Tráfico, milícia, corrupção política e policial, violência, tiros, mortes, mortes, muitas mortes — "A vida de cada um", filme de Murilo Salles exibido no Festival do Rio, é uma história carioca que relata fatos que poderiam ocorrer em tantas outras cidades brasileiras.
Narrado em ritmo de thriller, o filme acompanha a trajetória de duas crianças, filhos de um PM, Domingos Macedo (Caco Ciocler), que impõe seu poder no Morro do Andaraí, na Zona Norte carioca. Mas um mero resumo da trama apontaria para um caminho falso e simplório; o que se conta vai muito além do previsível.
O longa passa ao largo de conflitos entre mocinhos e bandidos, até porque estes — praticamente todos os personagens — acham que são aqueles, sabem muito bem justificar o que fazem, avaliam que estão do lado certo, e são muitos os lados abordados.
O título do filme bem que poderia ser "A razão de cada um" — apresenta cidadãos inteiramente loucos com carradas de razão, como ressalta Chico Buarque em "Estação derradeira". Ao abrir mão de uma abordagem maniqueísta, Salles mostra o quanto aqueles desvairados estão perto de nós, e como são normalizados em nosso cotidiano.
"A vida de cada um" remete a episódios recentes da nossa história, cita datas relevantes de um passado ainda muito presente.
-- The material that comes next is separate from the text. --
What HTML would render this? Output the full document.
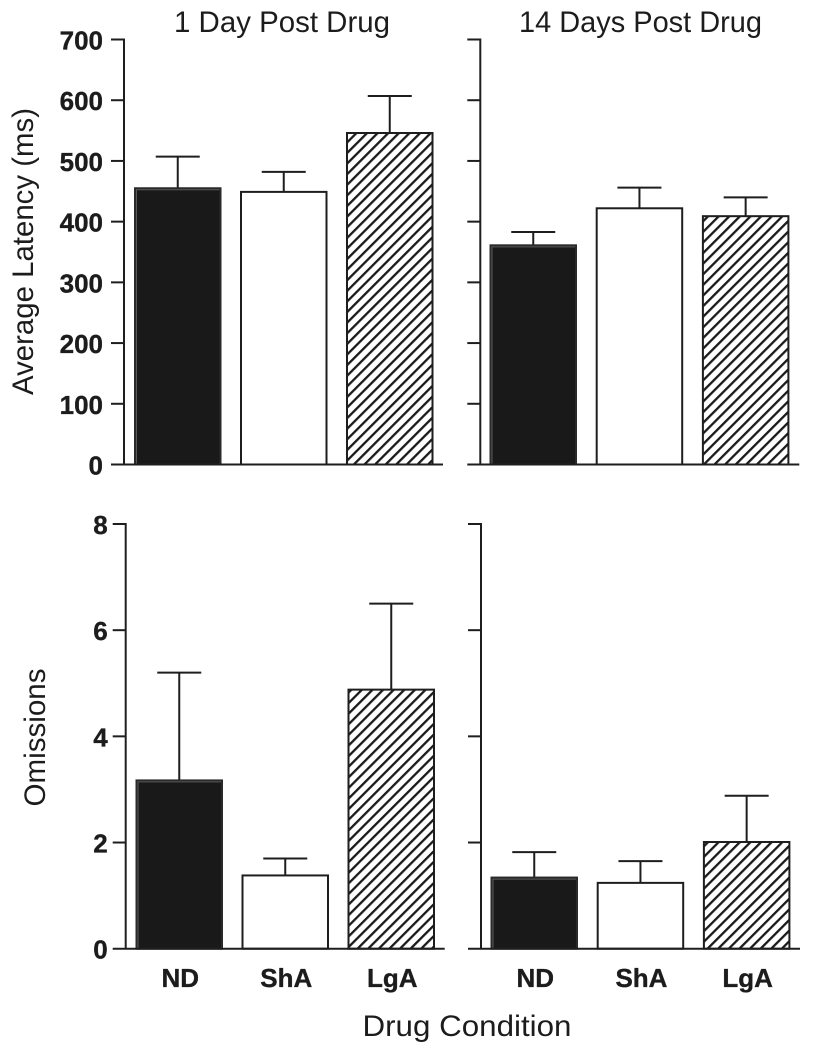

Mas a sociedade entre o deputado corrupto que homenageia um policial miliciano mostrada na tela não busca o caminho fácil da simples identificação. Joga num universo mais profundo e assustador, que remexe a lama abundante num buraco que se apresenta infinito, cavado a cada dia com a parceria e os votos de muita gente.
Quase 30 anos depois de "Como nascem os anjos", Salles propõe quase uma releitura de seu próprio filme de 1996 — mas agora não há mais espaço para qualquer inocente. O novo longa é um ótimo tratado sobre o processo de geração de anjos caídos, mostra como são paridos e embalados os tantos diabos que infernizam e seduzem.
A trajetória de Flávia (na fase adulta interpretada por Bianca Comparato) é um inventário de impasses, uma sucessão de becos cujas saídas precisam ser construídas de maneiras que, aos poucos, tornam-se quase convencionais — é preciso dar um jeito, meu amigo, alertou Erasmo Carlos.
A protagonista não vacila ao armar suas alternativas, atalhos que a afastam e, ao mesmo tempo, de maneira aparentemente contraditória, a aproximam do pai. Um impasse e um desespero em boa parte traduzidos numa cena de briga entre Flávia e outra mulher, luta que resume o tanto de ódio, de amor e de desencanto que o filme projeta no espectador.
Um jeito sempre acaba sendo dado, de maneiras supreendentes e, mesmo, assustadoras. Ao falar de vidas bandidas que habitam o Rio, de nossas ladeiras, encruzilhadas e ribanceiras, Salles despeja munição pesada na tela e fala da vida de cada um de nós.